The committee asserts that the evaluation criteria and evidence for these assessments should be rigorous, just as rigorous as those for conventional teacher licensure tests. The committee suspects, however, that the forms of evidence that will be telling and the criteria that should guide judgments about the soundness and technical quality of the assessments described here may differ somewhat from those outlined in Chapter 4. The committee challenges test developers, practitioners, and researchers to consider its evaluation framework as well as other more conventional evaluation frameworks and to decide which criteria best apply to judgments about newer forms of assessments, which criteria have important and helpful corollaries, and where new criteria may be needed that address the particular validity issues raised by performance-based assessments. For example, consistency and generalizability are important criteria in traditional evaluation frameworks; although they might be instantiated differently, they are potentially important concepts in evaluating alternative assessments as well. The utility of other evaluation criteria that speak to the unique validity issues raised by these assessments also should be considered. Furthermore, careful study of the validity criteria used by these performance-based assessment programs might suggest additional criteria that are relevant to more conventional forms of assessment. It is beyond the committee’s charge to suggest appropriate validity practices for new forms of assessment. It urges the field to do so.

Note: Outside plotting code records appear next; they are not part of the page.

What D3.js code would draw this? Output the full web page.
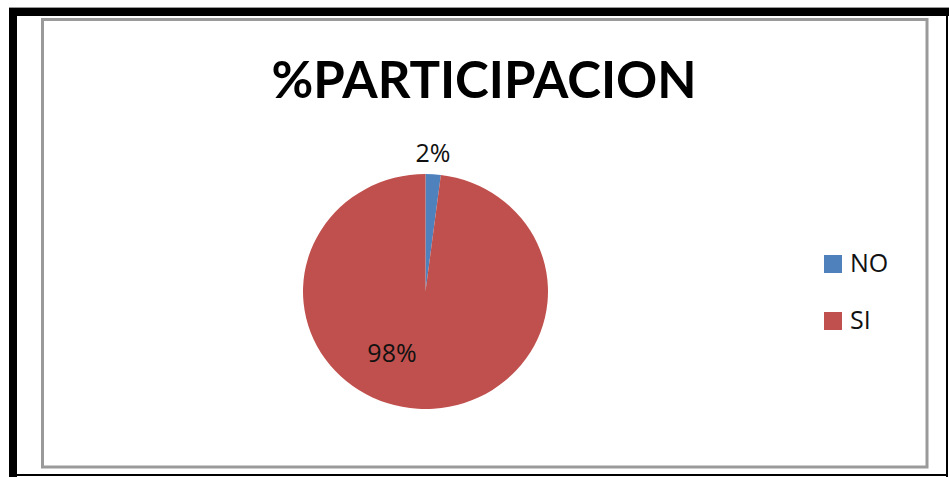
<!DOCTYPE html>
<html>
<head>
<meta charset="utf-8">
<script src="https://cdn.jsdelivr.net/npm/d3@7/dist/d3.min.js"></script>
<style>
html,body{margin:0;padding:0;background:#fff;}
svg{display:block;}
</style>
</head>
<body>
<script>
const title = "%PARTICIPACION";
const categories = ["NO", "SI"];
const values = [2, 98];
const colors = ["#4F81BD", "#C0504D"];

const W = 949, H = 477;
const svg = d3.select("body").append("svg").attr("width", W).attr("height", H);

svg.append("rect").attr("width", W).attr("height", H).attr("fill", "#fff");

// outer black frame
svg.append("rect").attr("x", 9).attr("y", 7).attr("width", 940).attr("height", 1).attr("fill", "#999");
svg.append("rect").attr("x", 9).attr("y", 8).attr("width", 940).attr("height", 8).attr("fill", "#000");
svg.append("rect").attr("x", 9).attr("y", 8).attr("width", 8).attr("height", 469).attr("fill", "#000");
svg.append("rect").attr("x", 946).attr("y", 8).attr("width", 2).attr("height", 469).attr("fill", "#000");
svg.append("rect").attr("x", 9).attr("y", 474).attr("width", 939).attr("height", 2).attr("fill", "#000");

// inner grey frame
svg.append("rect").attr("x", 42.5).attr("y", 19.5).attr("width", 884.5).attr("height", 447.5)
  .attr("fill", "none").attr("stroke", "#9a9a9a").attr("stroke-width", 3);

// title
svg.append("text").attr("x", 484).attr("y", 98).attr("text-anchor", "middle")
  .attr("font-family", "Lato, 'Open Sans', sans-serif").attr("font-weight", "bold")
  .attr("font-size", 52).attr("fill", "#000")
  .attr("textLength", 425).attr("lengthAdjust", "spacingAndGlyphs")
  .text(title);

// pie
const cx = 425.5, cy = 291.5, r = 122.5, sy = 117.5 / 122.5;
const pie = d3.pie().sort(null).value(d => d)(values);
const arc = d3.arc().innerRadius(0).outerRadius(r);
const g = svg.append("g").attr("transform", `translate(${cx},${cy}) scale(1,${sy})`);
g.selectAll("path").data(pie).join("path")
  .attr("d", arc).attr("fill", (d, i) => colors[i]);

// data labels
const labelPos = [[433, 162], [392, 362]];
svg.selectAll("text.lbl").data(pie).join("text").attr("class", "lbl")
  .attr("x", (d, i) => labelPos[i][0]).attr("y", (d, i) => labelPos[i][1])
  .attr("text-anchor", "middle")
  .attr("font-family", "'Open Sans', Lato, sans-serif").attr("font-size", 25)
  .attr("fill", "#111")
  .text(d => d.data + "%");

// legend
const leg = svg.append("g");
categories.forEach((c, i) => {
  const y = 255 + i * 57;
  leg.append("rect").attr("x", 824).attr("y", y).attr("width", 18).attr("height", 18).attr("fill", colors[i]);
  leg.append("text").attr("x", 850).attr("y", y + 17)
    .attr("font-family", "'Open Sans', Lato, sans-serif").attr("font-size", 25).attr("fill", "#111")
    .text(c);
});
</script>
</body>
</html>
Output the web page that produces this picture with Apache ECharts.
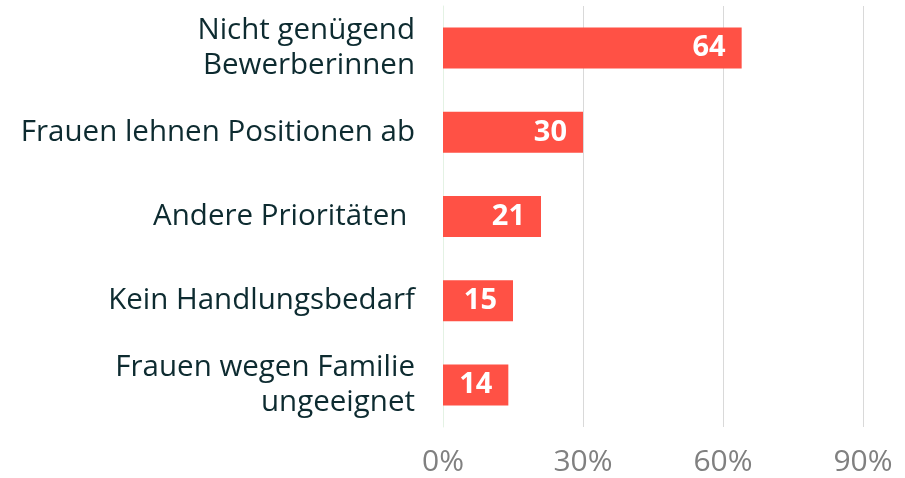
<!DOCTYPE html>
<html><head><meta charset="utf-8">
<script src="https://cdn.jsdelivr.net/npm/echarts@6/dist/echarts.min.js"></script>
<style>html,body{margin:0;padding:0;background:#fff}#c{width:905px;height:478px}</style>
</head><body><div id="c"></div>
<script>
const categories = ["Nicht genügend\nBewerberinnen", "Frauen lehnen Positionen ab", "Andere Prioritäten ", "Kein Handlungsbedarf", "Frauen wegen Familie\nungeeignet"];
const values = [64, 30, 21, 15, 14];
const xTicks = [0, 30, 60, 90];

const chart = echarts.init(document.getElementById('c'));
chart.setOption({
  animation: false,
  grid: {left: 443, right: 42, top: 6, bottom: 51, containLabel: false},
  xAxis: {
    type: 'value', min: xTicks[0], max: xTicks[xTicks.length - 1], interval: xTicks[1] - xTicks[0],
    axisLine: {show: false}, axisTick: {show: false},
    splitLine: {show: true, lineStyle: {color: '#d9d9d9', width: 1}},
    axisLabel: {formatter: v => v + '%', color: '#808080', fontSize: 30, fontFamily: 'Open Sans', margin: 20}
  },
  yAxis: {
    type: 'category', inverse: true, data: categories,
    axisLine: {show: true, lineStyle: {color: '#e4f2e4', width: 1}},
    axisTick: {show: false},
    axisLabel: {color: '#0d2b30', fontSize: 29.5, fontFamily: 'Open Sans', lineHeight: 35, margin: 28, align: 'right'}
  },
  series: [{
    type: 'bar', data: values, barWidth: 41,
    itemStyle: {color: '#ff5145'},
    label: {show: true, position: 'insideRight', distance: 16, color: '#fff', fontWeight: 'bold', fontSize: 29, fontFamily: 'Open Sans'}
  }]
});
</script></body></html>
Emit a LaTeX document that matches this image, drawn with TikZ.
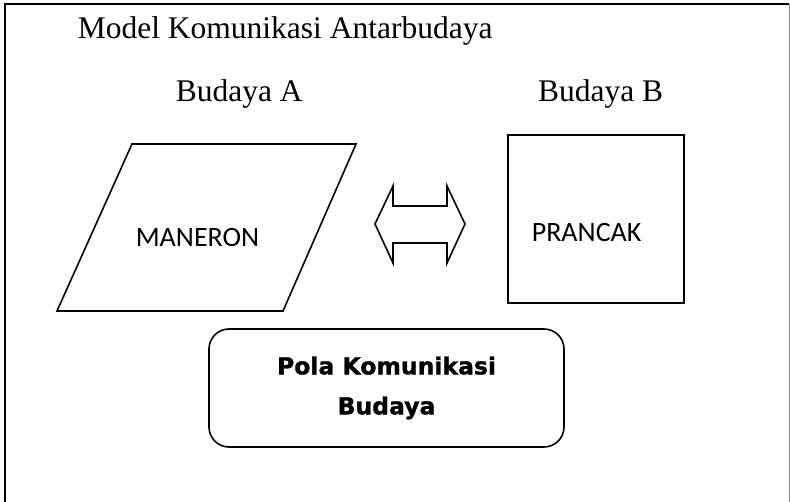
\documentclass[tikz,border=0pt]{standalone}
\usepackage{fontspec}
\setmainfont{Liberation Serif}
\newfontfamily\boxfont{Carlito}
\newfontfamily\polafont[FakeBold=1.2]{DejaVu Sans}
\usetikzlibrary{positioning}

\begin{document}
\begin{tikzpicture}[x=1pt,y=-1pt,line width=1.6pt,
  serif/.style={font=\fontsize{31.5}{36}\selectfont,inner sep=0pt},
  label/.style={font=\boxfont\fontsize{28}{32}\selectfont,inner sep=0pt},
  polabox/.style={draw,rounded corners=20pt,minimum width=355pt,minimum height=118pt,
    align=center,font=\polafont\bfseries\fontsize{23.5}{40}\selectfont}]
 \useasboundingbox (0,0) rectangle (790,502);
 % frame
 \draw[line width=2.4pt] (5,503) -- (5,4) -- (789,4);
 \draw[gray,line width=0.8pt] (789,4) -- (789,503);
 % headings
 \node[serif,anchor=base west] (title) at (77,39) {Model Komunikasi Antarbudaya};
 \node[serif,anchor=base west] (budA) at (175,102) {Budaya A};
 \node[serif,anchor=base east] (budB) at (664,102) {Budaya B};
 % culture A
 \draw (132,144) -- (356,144) -- (283,311) -- (57,311) -- cycle;
 \node[label,anchor=base west] (maneron) at (135,247) {MANERON};
 % exchange
 \draw (375,224) -- (393,186) -- (393,206) -- (447,206) -- (447,186) -- (465,224)
   -- (447,263) -- (447,243) -- (393,243) -- (393,263) -- cycle;
 % culture B
 \draw (508,135) rectangle (684,303);
 \node[label,anchor=base west] (prancak) at (531,242) {PRANCAK};
 % result
 \node[polabox] (pola) at (386.5,388) {Pola Komunikasi\\Budaya};
\end{tikzpicture}
\end{document}
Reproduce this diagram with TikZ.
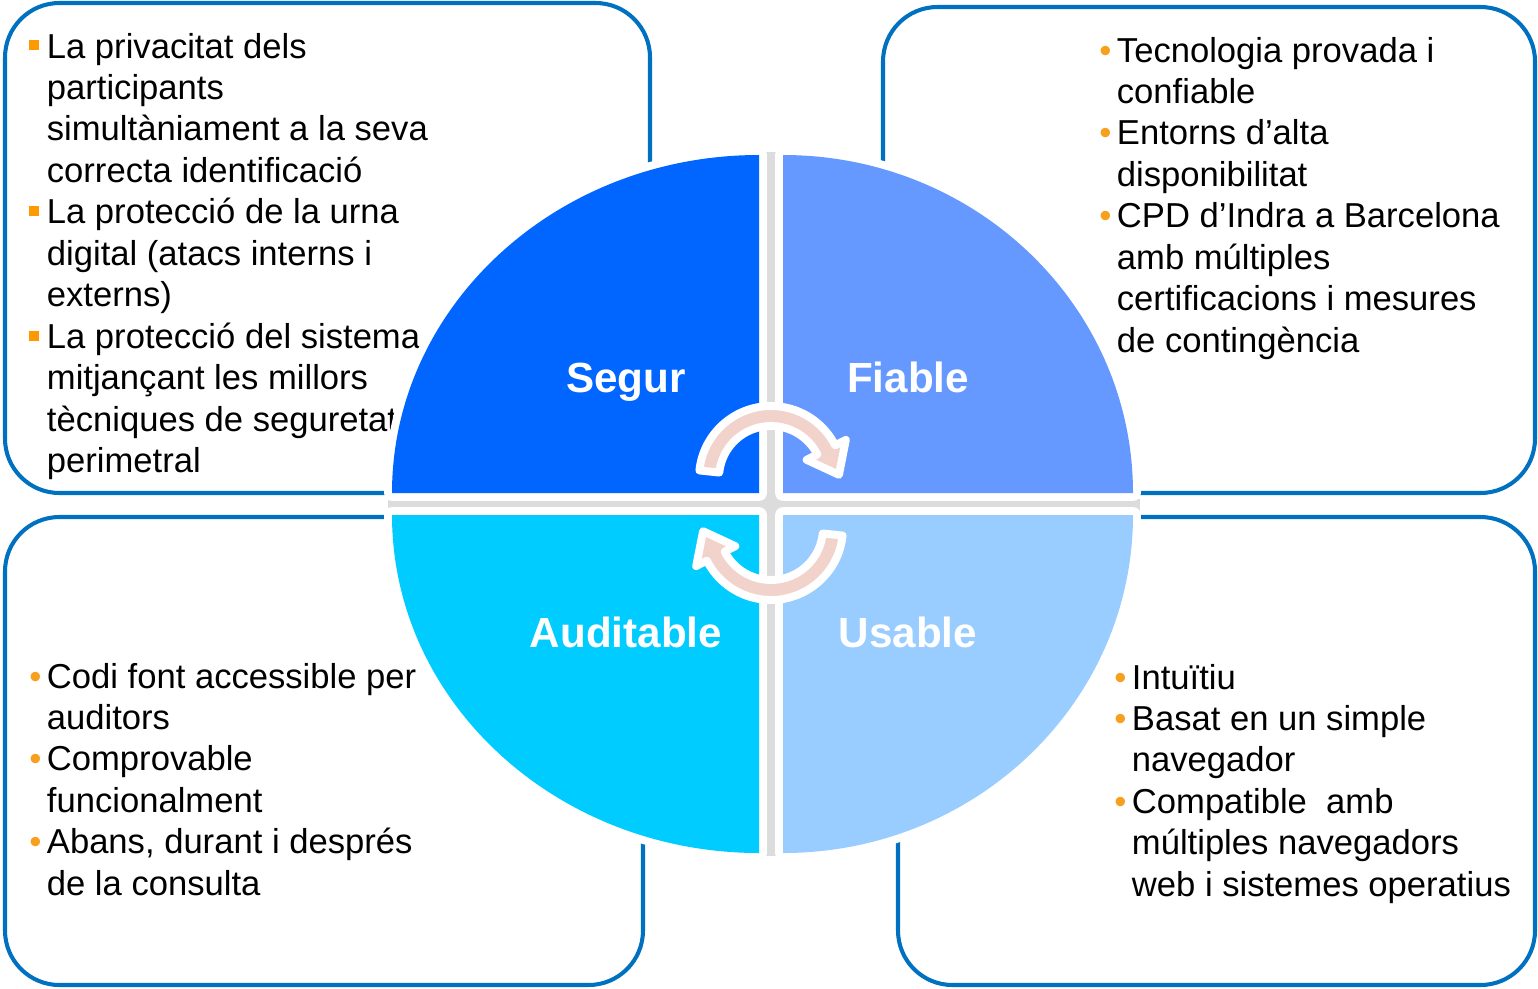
\documentclass[tikz,border=0pt]{standalone}
\usepackage{fontspec}
\setmainfont{Liberation Sans}
\usepackage{tikz}
\usetikzlibrary{calc}

\definecolor{boxblue}{HTML}{0070C0}
\definecolor{segur}{HTML}{0066FF}
\definecolor{fiable}{HTML}{6699FF}
\definecolor{auditable}{HTML}{00CCFF}
\definecolor{usable}{HTML}{99CCFF}
\definecolor{bulsq}{HTML}{FF9900}
\definecolor{bulor}{HTML}{F7A01E}
\definecolor{arrowpink}{HTML}{F2D3CB}
\definecolor{gapgray}{HTML}{DCDCDC}

\newcommand\sqbul{\makebox[10pt][l]{\raisebox{4.4pt}{\textcolor{bulsq}{\rule{5.6pt}{5.6pt}}}}}
\newcommand\dotbul{\makebox[10pt][l]{\textcolor{bulor}{•}}}
\newcommand\cont{\hspace*{10pt}}

\begin{document}
\begin{tikzpicture}[x=0.02cm, y=-0.02cm,
   infobox/.style={draw=boxblue, line width=2.3pt, rounded corners=31pt},
   textblk/.style={anchor=base west, inner sep=0pt, font=\fontsize{19.7}{23.6}\selectfont},
   softshadow/.style={preaction={fill=black, draw=black, opacity=.18,
      transform canvas={xshift=1.3pt, yshift=-1.6pt}}},
   quadrim/.style={softshadow, fill=white, draw=white, line width=9pt, line join=round},
   quadlabel/.style={anchor=base, text=white, font=\bfseries\fontsize{24}{28}\selectfont},
   cycarrow/.style={softshadow, fill=arrowpink, draw=white, line width=4.5pt, line join=round}]
   \useasboundingbox (0,0) rectangle (1538,988);
   % Boxes
   \foreach \x/\y/\X/\Y in {5/3/650/493, 883/7/1535/493, 5/517/643/985, 898/517/1535/985}
      \draw[infobox] (\x,\y) rectangle (\X,\Y);
   % Texts
   \node[textblk] (segurtxt) at (29,58) {\parbox[t]{12cm}{\raggedright
      \sqbul La privacitat dels\\
      \cont participants\\
      \cont simultàniament a la seva\\
      \cont correcta identificació\\
      \sqbul La protecció de la urna\\
      \cont digital (atacs interns i\\
      \cont externs)\\
      \sqbul La protecció del sistema\\
      \cont mitjançant les millors\\
      \cont tècniques de seguretat\\
      \cont perimetral}};
   \node[textblk] (fiabletxt) at (1099,62) {\parbox[t]{12cm}{\raggedright
      \dotbul Tecnologia provada i\\
      \cont confiable\\
      \dotbul Entorns d’alta\\
      \cont disponibilitat\\
      \dotbul CPD d’Indra a Barcelona\\
      \cont amb múltiples\\
      \cont certificacions i mesures\\
      \cont de contingència}};
   \node[textblk] (auditabletxt) at (29,688) {\parbox[t]{12cm}{\raggedright
      \dotbul Codi font accessible per\\
      \cont auditors\\
      \dotbul Comprovable\\
      \cont funcionalment\\
      \dotbul Abans, durant i després\\
      \cont de la consulta}};
   \node[textblk] (usabletxt) at (1114,689) {\parbox[t]{12cm}{\raggedright
      \dotbul Intuïtiu\\
      \dotbul Basat en un simple\\
      \cont navegador\\
      \dotbul Compatible\ \ amb\\
      \cont múltiples navegadors\\
      \cont web i sistemes operatius}};
   % Circle
   \fill[gapgray] (765,152) rectangle (777,856);
   \fill[gapgray] (388,499) rectangle (1140,511);
   \foreach \cx/\cy/\rx/\ry/\a/\col in {759/493/367/338/180/segur, 783/493/350/338/270/fiable,
         759/515/367/338/90/auditable, 783/515/350/338/0/usable} {
      \filldraw[quadrim] (\cx,\cy) -- ++({\rx*cos(\a)},{\ry*sin(\a)})
         arc[start angle=\a, delta angle=90, x radius=\rx, y radius=\ry] -- cycle;
      \fill[\col] (\cx,\cy) -- ++({\rx*cos(\a)},{\ry*sin(\a)})
         arc[start angle=\a, delta angle=90, x radius=\rx, y radius=\ry] -- cycle;
   }
   \node[quadlabel] (segur) at (626,392) {Segur};
   \node[quadlabel] (fiable) at (908,392) {Fiable};
   \node[quadlabel] (auditable) at (626,647) {Auditable};
   \node[quadlabel] (usable) at (908,647) {Usable};
   % Arrows
   \foreach \cy/\r in {478/0, 528/180} {
      \begin{scope}[shift={(771,\cy)}, rotate=\r]
         \filldraw[cycarrow] (186:72) arc[start angle=186, end angle=333, radius=72]
            -- (333:84) -- ($(333:62)+(63:28)$) -- (333:40) -- (333:52)
            arc[start angle=333, end angle=186, radius=52] -- cycle;
      \end{scope}
   }
\end{tikzpicture}
\end{document}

Several new and developing teacher assessment systems use a variety of testing and assessment methods, including assessments of teaching performance. They include multiple measures of candidates’ knowledge, skills, abilities, and dispositions. In these systems, assessments are integrated with professional development and with the ongoing support of prospective or beginning teachers.
Given its analysis of systems that employ performance-based assessments, the committee concludes:
New and developing assessment systems warrant investigation for addressing the limits of current initial teacher licensure tests and for improving teacher licensure. The benefits, costs, and limitations of these systems should be investigated.